Leur complot mis en échec, les Saoudiens qui ont convoqué une réunion extraordinaire des ministres des Affaires étrangères de la Ligue arabe ont tenté avec leurs alliés liges émiratis et Bahreïn d'obtenir des Etats membres de l'organisation qu'ils prononcent la suspension de la participation du Liban au sein de celle-ci. Le prétexte invoqué par les pétromonarchies a été que le gouvernement et les institutions de la République libanaise seraient sous la «coupe» du Hezbollah inféodé à l'Iran et participant à ses côtés aux agressions déstabilisatrices qu'il entreprend contre le monde arabe.

A la manœuvre au côté de son homologue saoudien pour convaincre les autres participants à la réunion extraordinaire de souscrire à la demande des pétromonarchies, le ministre des Affaires étrangères de Bahreïn a qualifié le Liban d'Etat ayant perdu sa souveraineté nationale confisquée par le Hezbollah et de ce fait en est devenu le complice de sa stratégie de «déstabilisation» du monde arabe. Ce personnage est le moins bien placé pour invoquer contre l'Etat libanais sa supposée perte de souveraineté nationale ayant résulté de l'hégémonisme politique et militaire qu'exercerait le Hezbollah au Liban. Son pays Bahreïn est lui totalement sous dépendance saoudienne. La dynastie qui y règne ne doit sa survie qu'à l'intervention militaro-policière opérée dans le pays par la monarchie wahhabite la protégeant ainsi de sa propre population.
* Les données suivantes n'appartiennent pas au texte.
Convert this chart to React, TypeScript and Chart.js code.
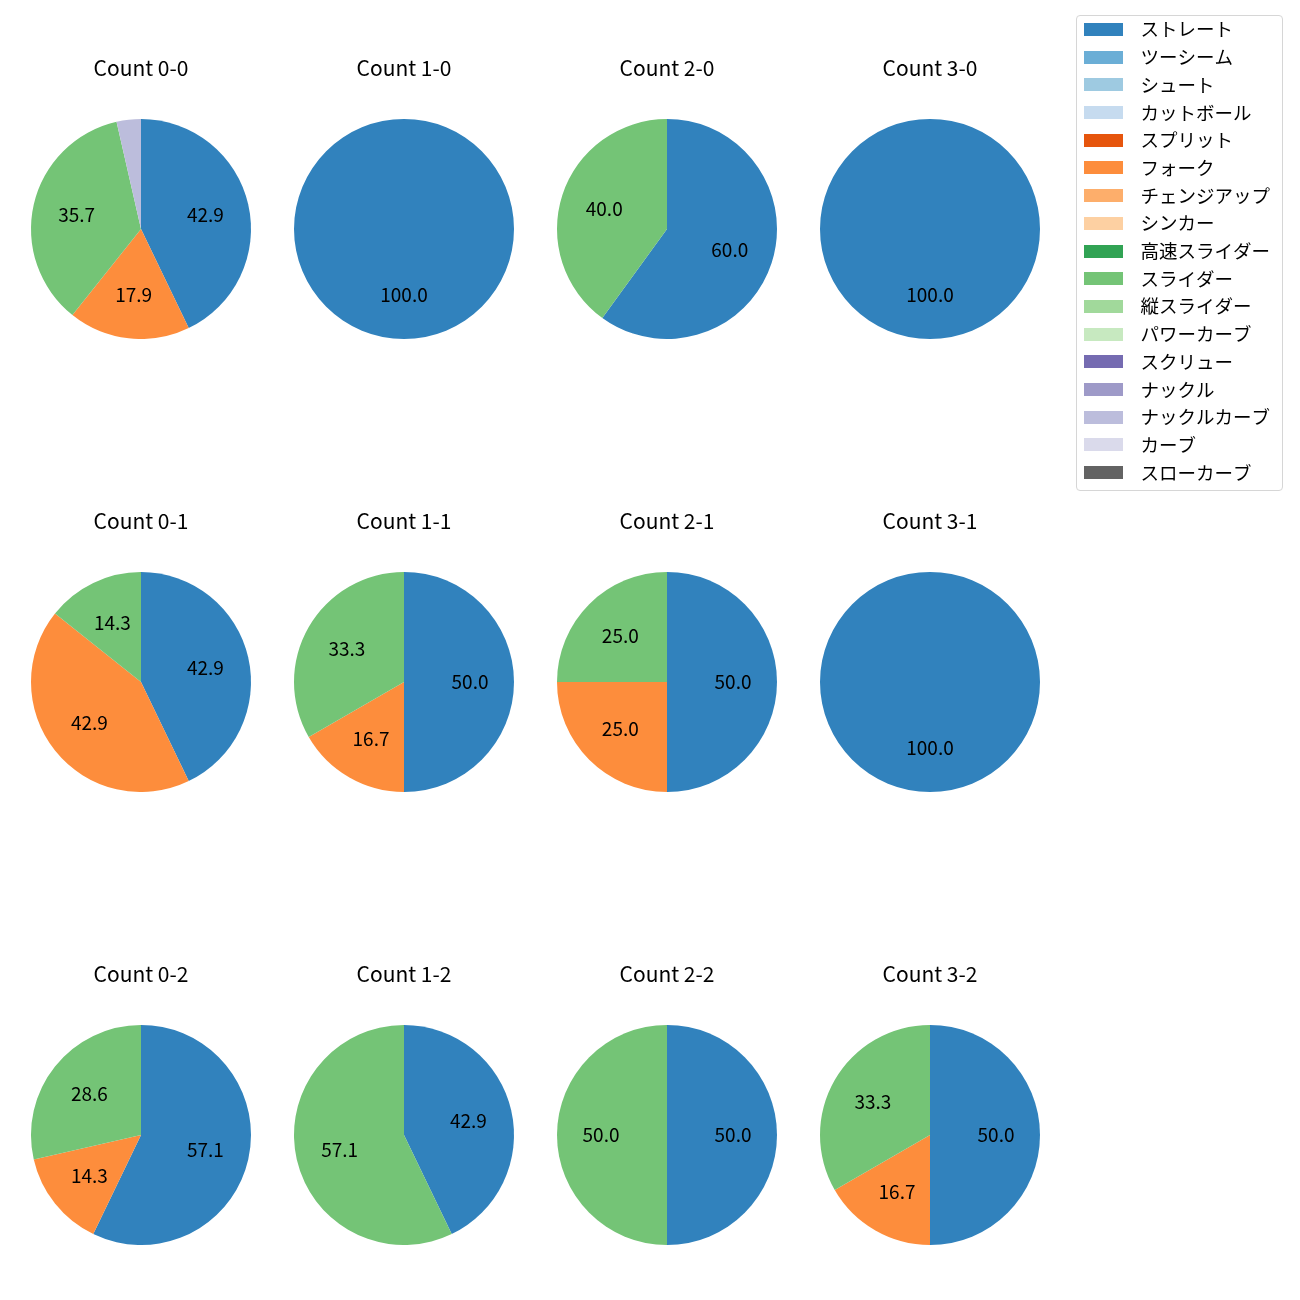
import React, { useEffect, useRef } from "react";
import { Chart, registerables } from "chart.js";

Chart.register(...registerables);

// ---- data ----
const pitchTypes = [
  "ストレート",
  "ツーシーム",
  "シュート",
  "カットボール",
  "スプリット",
  "フォーク",
  "チェンジアップ",
  "シンカー",
  "高速スライダー",
  "スライダー",
  "縦スライダー",
  "パワーカーブ",
  "スクリュー",
  "ナックル",
  "ナックルカーブ",
  "カーブ",
  "スローカーブ",
];

const pitchColors = [
  "#3182bd",
  "#6baed6",
  "#9ecae1",
  "#c6dbef",
  "#e6550d",
  "#fd8d3c",
  "#fdae6b",
  "#fdd0a2",
  "#31a354",
  "#74c476",
  "#a1d99b",
  "#c7e9c0",
  "#756bb1",
  "#9e9ac8",
  "#bcbddc",
  "#dadaeb",
  "#636363",
];

const countLabels = [
  "0-0", "1-0", "2-0", "3-0",
  "0-1", "1-1", "2-1", "3-1",
  "0-2", "1-2", "2-2", "3-2",
];

// pitch counts per ball-strike count (same order as countLabels)
const straightCounts = [12, 1, 3, 1, 3, 3, 2, 1, 4, 3, 1, 3];
const forkCounts = [5, 0, 0, 0, 3, 1, 1, 0, 1, 0, 0, 1];
const sliderCounts = [10, 0, 2, 0, 1, 2, 1, 0, 2, 4, 1, 2];
const knuckleCurveCounts = [1, 0, 0, 0, 0, 0, 0, 0, 0, 0, 0, 0];

const seriesByPitch: Record<string, number[]> = {
  "ストレート": straightCounts,
  "フォーク": forkCounts,
  "スライダー": sliderCounts,
  "ナックルカーブ": knuckleCurveCounts,
};

// ---- layout ----
const colCenters = [141, 404, 667, 930];
const rowCenters = [229, 682, 1135];
const PIE_R = 110;
const CANVAS_W = 262;
const CANVAS_H = 290;
const FONT_FAMILY = '"Noto Sans CJK JP", "Noto Sans", sans-serif';

const pctLabelPlugin = {
  id: "pctLabels",
  afterDatasetsDraw(chart: any) {
    const ctx = chart.ctx as CanvasRenderingContext2D;
    const ds = chart.data.datasets[0];
    const values = ds.data as number[];
    const total = values.reduce((a, b) => a + b, 0);
    if (!total) return;
    const meta = chart.getDatasetMeta(0);
    ctx.save();
    ctx.font = `19px ${FONT_FAMILY}`;
    ctx.fillStyle = "#000";
    ctx.textAlign = "center";
    ctx.textBaseline = "middle";
    meta.data.forEach((arc: any, i: number) => {
      const v = values[i];
      if (!v) return;
      const pct = (v / total) * 100;
      if (pct < 5) return;
      const p = arc.getProps(["x", "y", "startAngle", "endAngle", "outerRadius"], true);
      const mid = (p.startAngle + p.endAngle) / 2;
      const r = p.outerRadius * 0.6;
      ctx.fillText(pct.toFixed(1), p.x + Math.cos(mid) * r, p.y + Math.sin(mid) * r);
    });
    ctx.restore();
  },
};

export default function App() {
  const pieRefs = useRef<(HTMLCanvasElement | null)[]>([]);
  const legendRef = useRef<HTMLCanvasElement | null>(null);

  useEffect(() => {
    Chart.defaults.font.family = FONT_FAMILY;
    const charts: Chart[] = [];

    countLabels.forEach((label, k) => {
      const canvas = pieRefs.current[k];
      if (!canvas) return;
      const values = pitchTypes.map((p) => (seriesByPitch[p] ? seriesByPitch[p][k] : 0));
      charts.push(
        new Chart(canvas, {
          type: "pie",
          data: {
            labels: pitchTypes,
            datasets: [
              {
                data: values,
                backgroundColor: pitchColors,
                borderWidth: 0,
                hoverOffset: 0,
                radius: PIE_R,
              } as any,
            ],
          },
          options: {
            responsive: false,
            animation: false,
            events: [],
            layout: { padding: { left: 21, right: 21, top: 0, bottom: 0 } },
            plugins: {
              legend: { display: false },
              tooltip: { enabled: false },
              title: {
                display: true,
                text: `Count ${label}`,
                color: "#000",
                font: { size: 21, weight: "normal" as any, family: FONT_FAMILY },
                padding: { top: 6.2, bottom: 38.6 },
              },
            },
          },
          plugins: [pctLabelPlugin],
        })
      );
    });

    // legend patches (39x13 rectangles) used as point styles
    const patches = pitchColors.map((c) => {
      const cv = document.createElement("canvas");
      cv.width = 39;
      cv.height = 13;
      const g = cv.getContext("2d")!;
      g.fillStyle = c;
      g.fillRect(0, 0, 39, 13);
      return cv;
    });

    if (legendRef.current) {
      charts.push(
        new Chart(legendRef.current, {
          type: "pie",
          data: {
            labels: pitchTypes,
            datasets: [
              {
                data: pitchTypes.map(() => 0),
                backgroundColor: pitchColors,
                borderWidth: 0,
              },
            ],
          },
          options: {
            responsive: false,
            animation: false,
            events: [],
            layout: { padding: 0 },
            plugins: {
              tooltip: { enabled: false },
              legend: {
                display: true,
                position: "left",
                align: "start",
                labels: {
                  usePointStyle: true,
                  pointStyleWidth: 56,
                  boxHeight: 13,
                  padding: 9.2,
                  color: "#000",
                  font: { size: 18.5, family: FONT_FAMILY },
                  generateLabels: () =>
                    pitchTypes.map((t, i) => ({
                      text: t,
                      fillStyle: pitchColors[i],
                      strokeStyle: pitchColors[i],
                      lineWidth: 0,
                      hidden: false,
                      index: i,
                      datasetIndex: 0,
                      pointStyle: patches[i] as any,
                      fontColor: "#000",
                    })),
                },
              },
            },
          },
        })
      );
    }

    return () => charts.forEach((c) => c.destroy());
  }, []);

  return (
    <div
      style={{
        position: "absolute",
        left: 0,
        top: 0,
        width: 1300,
        height: 1300,
        overflow: "hidden",
        background: "#fff",
      }}
    >
      {countLabels.map((label, k) => {
        const cx = colCenters[k % 4];
        const cy = rowCenters[Math.floor(k / 4)];
        return (
          <canvas
            key={label}
            ref={(el) => {
              pieRefs.current[k] = el;
            }}
            width={CANVAS_W}
            height={CANVAS_H}
            style={{
              position: "absolute",
              left: cx - CANVAS_W / 2,
              top: cy - 180,
              width: CANVAS_W,
              height: CANVAS_H,
            }}
          />
        );
      })}
      <div
        style={{
          position: "absolute",
          left: 1076,
          top: 15,
          width: 207,
          height: 476,
          boxSizing: "border-box",
          border: "1px solid #d6d6d6",
          borderRadius: 4,
          background: "#fff",
        }}
      />
      <canvas
        ref={legendRef}
        width={460}
        height={500}
        style={{ position: "absolute", left: 1066, top: 11, width: 460, height: 500 }}
      />
    </div>
  );
}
Dans ces conditions, Manama est malvenue de s'en prendre à l'Etat libanais en prétextant de la perte de sa souveraineté nationale alors que Bahreïn a abdiqué la sienne en se mettant sous tutelle saoudienne.

Suspendre le Liban de la Ligue sous le prétexte avancé par Ryadh et Manama serait faire droit au principe qu'il existerait des ingérences dans les affaires des Etats qui sont admissibles et d'autres qui ne le seraient pas. Sans nier que l'Iran qui est ciblée par les monarchies du Golfe pratique l'ingérence dans les pays de la région, l'on ne peut que constater que ces dernières ne sont pas en reste dans la même condamnable pratique.

L'Algérie n'est dupe ni des intentions de l'Iran ni de celles des pétromonarchies et a parfaitement raison de s'en tenir à la condamnation des ingérences d'où qu'elles émanent. Elle se refuse par conséquent à donner son aval à la suspension du Liban et peu lui importe que les pétromonarchies lui en fassent grief. L'ingérence de ces pétromonarchies n'est pas moins déstabilisatrice que celle de la République islamique d'Iran et le peuple algérien est bien placé pour le savoir ayant eu à être confronté à l'une et l'autre.